HAVANA – Members of the U.S.-based Christian ministry group Pastors for Peace, which calls for the lifting of the U.S. embargo on Cuba, arrived in Havana to deliver 100 tons of humanitarian aid to children on the island.
Rev. Lucius Walker, the group’s executive director and spokesman, told reporters that no obstacles can get in the way of the so-called Friendshipment Caravan, which in this year’s 21st edition was made up of 85 people from 28 U.S. states, as well as activists from Mexico, Canada and Europe.
He said this year’s caravan members “had difficulty crossing the border in Canada,” but added that they are “very proud.”
The reverend said support from several countries eventually enabled them to arrive on the island via Mexico with a cargo of donations collected in 125 U.S. and Canadian cities.
Walker said the group has dedicated this year’s caravan to Cuban children and hailed the priority given to young people’s wellbeing on the island.
“This is perhaps the only country in the world without destitute children, where 100 percent of children go to school ... (providing them) with a quality education and health system is a top priority and that’s another example for the world,” he added.
The 100 tons of donated goods include medical and educational supplies, equipment for hospitals, sporting goods and construction material, as well as 55 computers.
As they do every year, the activists took their caravan to Cuba in defiance of U.S. law, which with few exceptions prohibits American citizens from traveling to the Caribbean nation.
The group says its trips are part of a civil disobedience campaign to protest the 48-year-old U.S. embargo on the communist-ruled island.
Another member of Pastors for Peace, Rev.
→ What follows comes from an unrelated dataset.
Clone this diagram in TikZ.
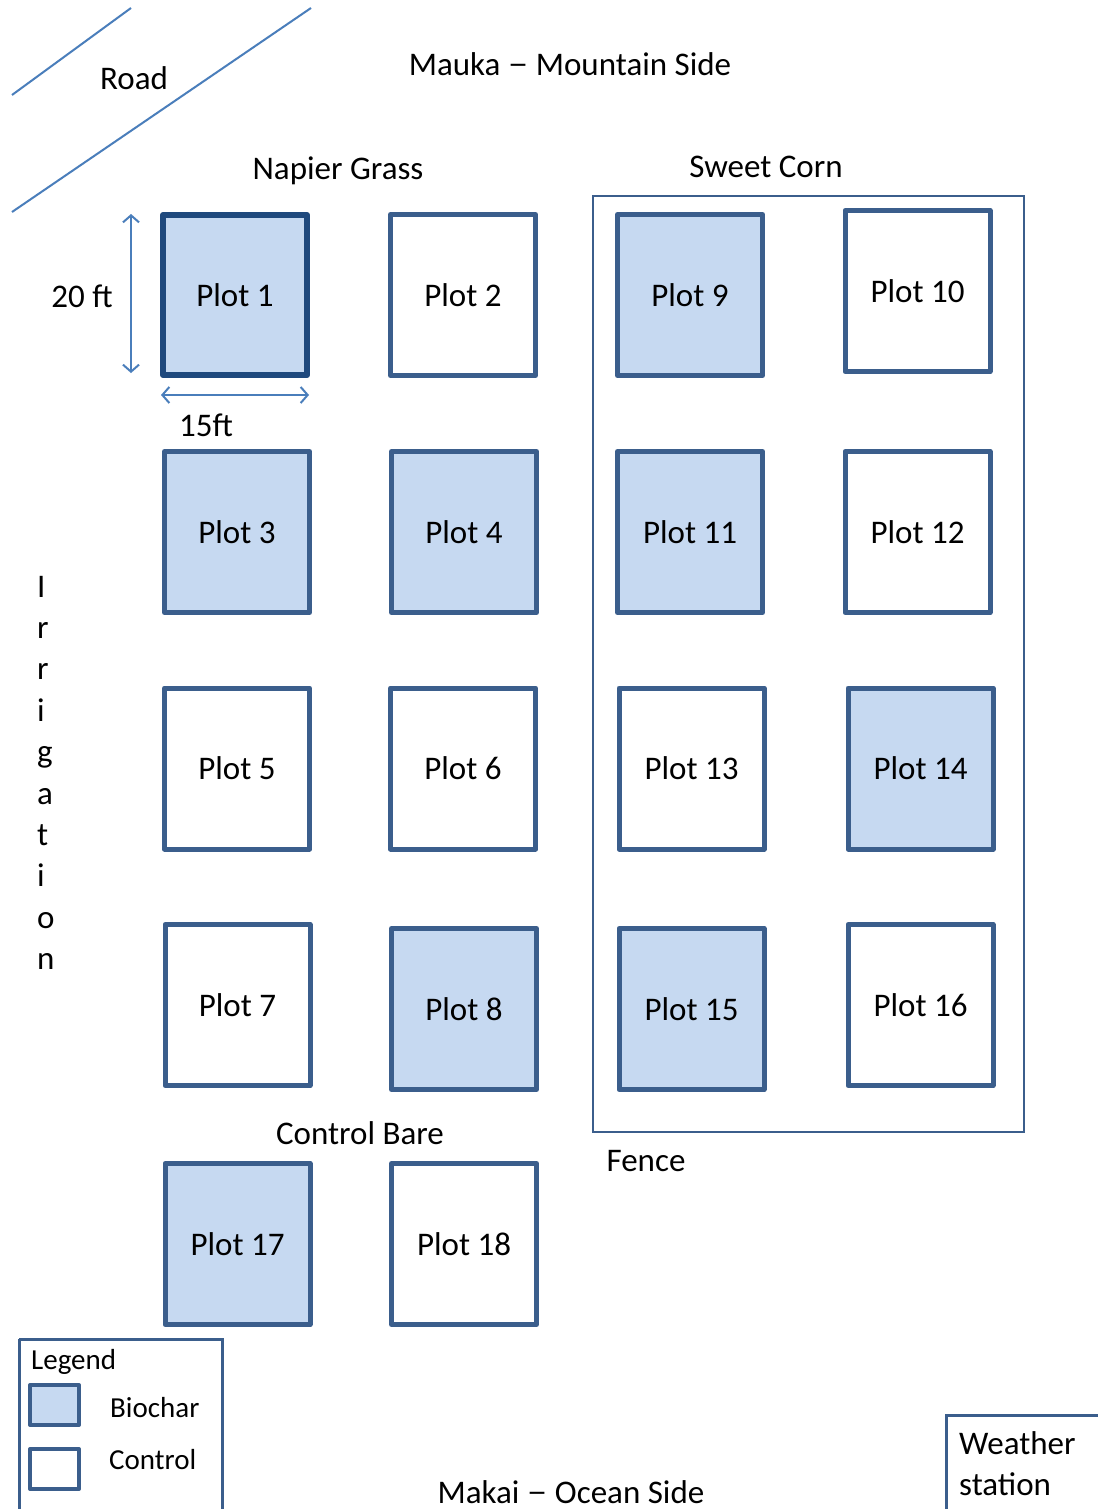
\documentclass[tikz,border=0pt]{standalone}
\usepackage{fontspec}
\setmainfont{Carlito}
\usetikzlibrary{arrows.meta}
\definecolor{plotline}{HTML}{3B5E8C}
\definecolor{darkline}{HTML}{1F497D}
\definecolor{biofill}{HTML}{C6D9F1}
\definecolor{thinline}{HTML}{4A7EBB}
\newcommand{\mydash}{\raisebox{0.5pt}{\scalebox{1.25}[1]{–}}}
\tikzset{
  x=1pt, y=-1pt,
  lbl/.style={font=\fontsize{33}{40}\selectfont, inner sep=0pt},
  smalllbl/.style={font=\fontsize{29}{35}\selectfont, inner sep=0pt},
  plotbox/.style={draw=plotline, line width=5pt, line join=round, minimum width=145pt, minimum height=161pt, inner sep=0pt, font=\fontsize{33}{40}\selectfont},
  bio/.style={plotbox, fill=biofill},
  ctrl/.style={plotbox, fill=white},
  thin/.style={draw=thinline, line width=2pt},
  dim/.style={thin, {Straight Barb[length=7pt,width=16pt]}-{Straight Barb[length=7pt,width=16pt]}},
  frame/.style={draw=plotline, line width=2.5pt, inner sep=0pt}
}
\begin{document}
\begin{tikzpicture}
\useasboundingbox (0,0) rectangle (1097,1509);
\fill[white] (0,0) rectangle (1097,1509);

% road
\coordinate (r1a) at (12,95);
\coordinate (r1b) at (131,8);
\coordinate (r2a) at (12,212);
\coordinate (r2b) at (311,8);
\draw[thin] (r1a) -- (r1b);
\draw[thin] (r2a) -- (r2b);
\node[lbl] (road) at (134,78) {Road};

\node[lbl] (mauka) at (570,64) {Mauka \mydash{} Mountain Side};
\node[lbl] (napier) at (338,171) {Napier Grass};
\node[lbl] (corn) at (766,167) {Sweet Corn};

% fence
\node[frame, minimum width=431pt, minimum height=936pt] (fence) at (808.5,664) {};
\node[lbl] (fencelbl) at (646,1161) {Fence};

% plots
\node[bio, draw=darkline, line width=6pt, minimum width=144pt, minimum height=160pt] (p1) at (235,295) {Plot 1};
\node[ctrl] (p2) at (463,295) {Plot 2};
\node[bio] (p9) at (690,295) {Plot 9};
\node[ctrl] (p10) at (917.5,291) {Plot 10};

\node[bio] (p3) at (237,532) {Plot 3};
\node[bio] (p4) at (464,532) {Plot 4};
\node[bio] (p11) at (690,532) {Plot 11};
\node[ctrl] (p12) at (917.5,532) {Plot 12};

\node[ctrl] (p5) at (237,768.5) {Plot 5};
\node[ctrl] (p6) at (463,768.5) {Plot 6};
\node[ctrl] (p13) at (691.5,768.5) {Plot 13};
\node[bio] (p14) at (920.5,768.5) {Plot 14};

\node[ctrl] (p7) at (237.5,1005) {Plot 7};
\node[bio] (p8) at (464,1009) {Plot 8};
\node[bio] (p15) at (691.5,1009) {Plot 15};
\node[ctrl] (p16) at (920.5,1005) {Plot 16};

\node[lbl] (bare) at (360,1133) {Control Bare};
\node[bio] (p17) at (237.5,1244) {Plot 17};
\node[ctrl] (p18) at (464,1244) {Plot 18};

% dimensions
\coordinate (vtop) at (131,214);
\coordinate (vbot) at (131,373);
\coordinate (hl) at (161,395);
\coordinate (hr) at (309,395);
\draw[dim] (vtop) -- (vbot);
\draw[dim] (hl) -- (hr);
\node[lbl] (h20) at (82,296) {20 ft};
\node[lbl] (w15) at (206,425) {15ft};

% irrigation
\foreach \ch [count=\i from 0] in {I,r,r,i,g,a,t,i,o,n} {
  \node[lbl, anchor=base west] (irr\i) at (37,{597+41.4*\i}) {\ch};
}

% legend
\draw[draw=plotline, line width=3pt] (19,1339) -- (19,1530) (19,1339) -- (222,1339) -- (222,1530);
\node[smalllbl, anchor=west] (legend) at (31,1362) {Legend};
\node[draw=plotline, line width=4pt, line join=round, fill=biofill, minimum width=49pt, minimum height=40pt, inner sep=0pt] (sw1) at (54.5,1405) {};
\node[draw=plotline, line width=4pt, line join=round, fill=white, minimum width=49pt, minimum height=40pt, inner sep=0pt] (sw2) at (54.5,1469) {};
\node[smalllbl, anchor=west] (biochar) at (110,1408) {Biochar};
\node[smalllbl, anchor=west] (control) at (109,1460) {Control};

% weather station
\draw[draw=plotline, line width=3pt] (946,1530) -- (946,1415) -- (1110,1415);
\node[lbl, anchor=west] (weather) at (959,1443) {Weather};
\node[lbl, anchor=west] (station) at (959,1484) {station};

\node[lbl, anchor=base] (makai) at (571,1503) {Makai \mydash{} Ocean Side};
\end{tikzpicture}
\end{document}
Luis Barrios, said that being a part of the caravan “is an honor but also a moral obligation before God” because the group considers the embargo to be “immoral and illegal.”
Pastors for Peace has been involved in social activism for more than 40 years and has made trips to Cuba to deliver humanitarian aid since 1992 without asking permission from the U.S. Treasury Department.
The caravan was received at Havana’s Jose Marti Airport by the head of the Central Committee of the Cuban Communist Party’s Religious Affairs Office, Caridad Diego, and the president of the Cuban Institute for Friendship, Kenia Serrano.